■ Source excerpt

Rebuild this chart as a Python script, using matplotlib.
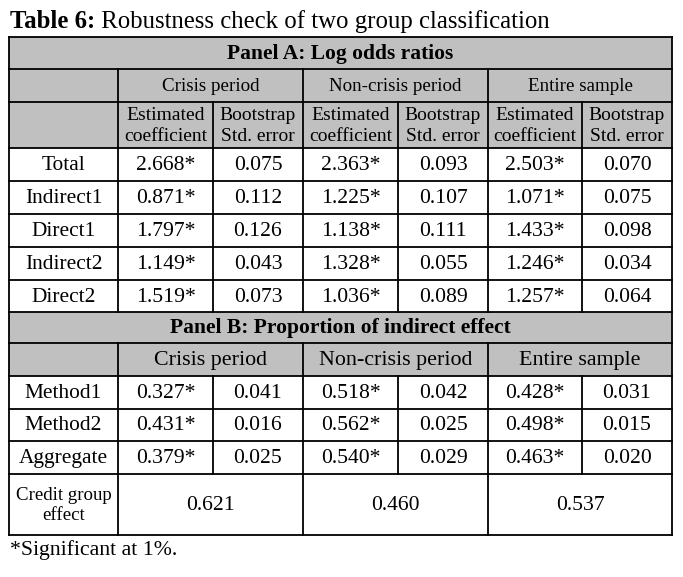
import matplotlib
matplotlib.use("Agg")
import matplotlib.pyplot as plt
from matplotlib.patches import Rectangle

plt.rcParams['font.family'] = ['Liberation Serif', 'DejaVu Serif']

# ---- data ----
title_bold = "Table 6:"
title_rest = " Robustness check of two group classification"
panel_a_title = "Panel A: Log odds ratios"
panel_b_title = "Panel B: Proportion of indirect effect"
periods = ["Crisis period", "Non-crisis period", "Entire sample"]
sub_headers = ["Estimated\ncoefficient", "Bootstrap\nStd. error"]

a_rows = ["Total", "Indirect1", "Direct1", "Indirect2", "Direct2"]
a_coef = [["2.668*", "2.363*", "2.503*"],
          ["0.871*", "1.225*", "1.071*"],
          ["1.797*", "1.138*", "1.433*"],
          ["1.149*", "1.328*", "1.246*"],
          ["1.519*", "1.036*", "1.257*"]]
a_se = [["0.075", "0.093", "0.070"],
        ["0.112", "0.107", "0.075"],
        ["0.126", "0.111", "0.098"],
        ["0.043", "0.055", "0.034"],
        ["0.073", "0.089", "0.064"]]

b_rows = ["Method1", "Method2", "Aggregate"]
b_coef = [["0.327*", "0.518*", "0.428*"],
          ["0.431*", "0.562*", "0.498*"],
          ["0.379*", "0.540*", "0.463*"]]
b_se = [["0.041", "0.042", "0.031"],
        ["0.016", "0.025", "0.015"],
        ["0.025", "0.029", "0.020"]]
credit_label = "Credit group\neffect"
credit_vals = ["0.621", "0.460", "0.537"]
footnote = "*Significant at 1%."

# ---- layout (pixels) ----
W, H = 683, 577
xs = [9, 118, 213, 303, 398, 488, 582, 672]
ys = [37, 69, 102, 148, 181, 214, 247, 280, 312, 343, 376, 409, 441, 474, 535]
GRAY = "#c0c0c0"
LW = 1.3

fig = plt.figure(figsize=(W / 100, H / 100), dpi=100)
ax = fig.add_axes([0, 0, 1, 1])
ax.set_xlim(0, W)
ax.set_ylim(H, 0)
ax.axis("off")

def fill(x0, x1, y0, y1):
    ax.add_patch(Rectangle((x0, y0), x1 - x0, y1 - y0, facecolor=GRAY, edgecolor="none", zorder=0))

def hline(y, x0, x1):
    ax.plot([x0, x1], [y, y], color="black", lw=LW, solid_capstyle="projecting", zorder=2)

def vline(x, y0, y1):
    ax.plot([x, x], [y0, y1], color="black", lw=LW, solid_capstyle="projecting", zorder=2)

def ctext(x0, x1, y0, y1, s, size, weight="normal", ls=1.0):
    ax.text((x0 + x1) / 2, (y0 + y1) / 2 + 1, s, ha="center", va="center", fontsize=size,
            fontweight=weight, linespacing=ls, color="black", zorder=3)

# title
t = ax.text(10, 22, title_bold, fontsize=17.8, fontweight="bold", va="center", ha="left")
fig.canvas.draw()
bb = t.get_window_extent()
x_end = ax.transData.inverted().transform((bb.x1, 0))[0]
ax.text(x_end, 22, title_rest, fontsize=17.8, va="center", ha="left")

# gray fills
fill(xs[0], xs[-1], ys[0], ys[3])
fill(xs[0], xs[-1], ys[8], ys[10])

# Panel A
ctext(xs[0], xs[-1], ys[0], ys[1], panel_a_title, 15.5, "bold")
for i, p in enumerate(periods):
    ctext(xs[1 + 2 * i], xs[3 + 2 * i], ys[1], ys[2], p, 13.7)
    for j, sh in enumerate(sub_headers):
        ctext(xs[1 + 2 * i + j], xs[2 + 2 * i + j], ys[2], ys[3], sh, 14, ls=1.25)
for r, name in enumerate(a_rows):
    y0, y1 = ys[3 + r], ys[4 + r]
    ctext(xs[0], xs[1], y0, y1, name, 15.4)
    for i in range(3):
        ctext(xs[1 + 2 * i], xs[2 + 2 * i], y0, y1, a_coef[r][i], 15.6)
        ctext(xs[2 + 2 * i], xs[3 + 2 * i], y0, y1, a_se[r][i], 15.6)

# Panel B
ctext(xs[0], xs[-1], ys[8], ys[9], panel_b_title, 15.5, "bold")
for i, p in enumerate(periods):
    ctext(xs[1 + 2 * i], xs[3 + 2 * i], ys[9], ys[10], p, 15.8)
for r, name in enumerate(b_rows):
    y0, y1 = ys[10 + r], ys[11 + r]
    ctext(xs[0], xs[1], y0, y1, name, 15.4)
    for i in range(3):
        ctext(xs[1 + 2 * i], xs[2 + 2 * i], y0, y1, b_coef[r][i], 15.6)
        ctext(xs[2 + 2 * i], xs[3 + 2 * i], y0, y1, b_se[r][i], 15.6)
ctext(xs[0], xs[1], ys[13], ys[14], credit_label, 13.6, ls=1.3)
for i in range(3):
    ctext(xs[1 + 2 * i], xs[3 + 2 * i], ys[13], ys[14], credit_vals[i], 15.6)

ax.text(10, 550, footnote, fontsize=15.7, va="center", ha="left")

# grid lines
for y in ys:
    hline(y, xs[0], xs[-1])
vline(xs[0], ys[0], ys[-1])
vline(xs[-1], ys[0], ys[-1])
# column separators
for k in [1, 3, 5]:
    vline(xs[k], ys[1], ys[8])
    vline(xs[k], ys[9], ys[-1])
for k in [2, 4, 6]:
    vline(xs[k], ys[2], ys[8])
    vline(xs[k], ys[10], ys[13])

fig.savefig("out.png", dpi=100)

■ Problem requirements
Write out every line of the preceding listing that contains "matplotlib".

■ Full output
Rebuild this chart as a Python script, using matplotlib.
import matplotlib
matplotlib.use("Agg")
import matplotlib.pyplot as plt
from matplotlib.patches import Rectangle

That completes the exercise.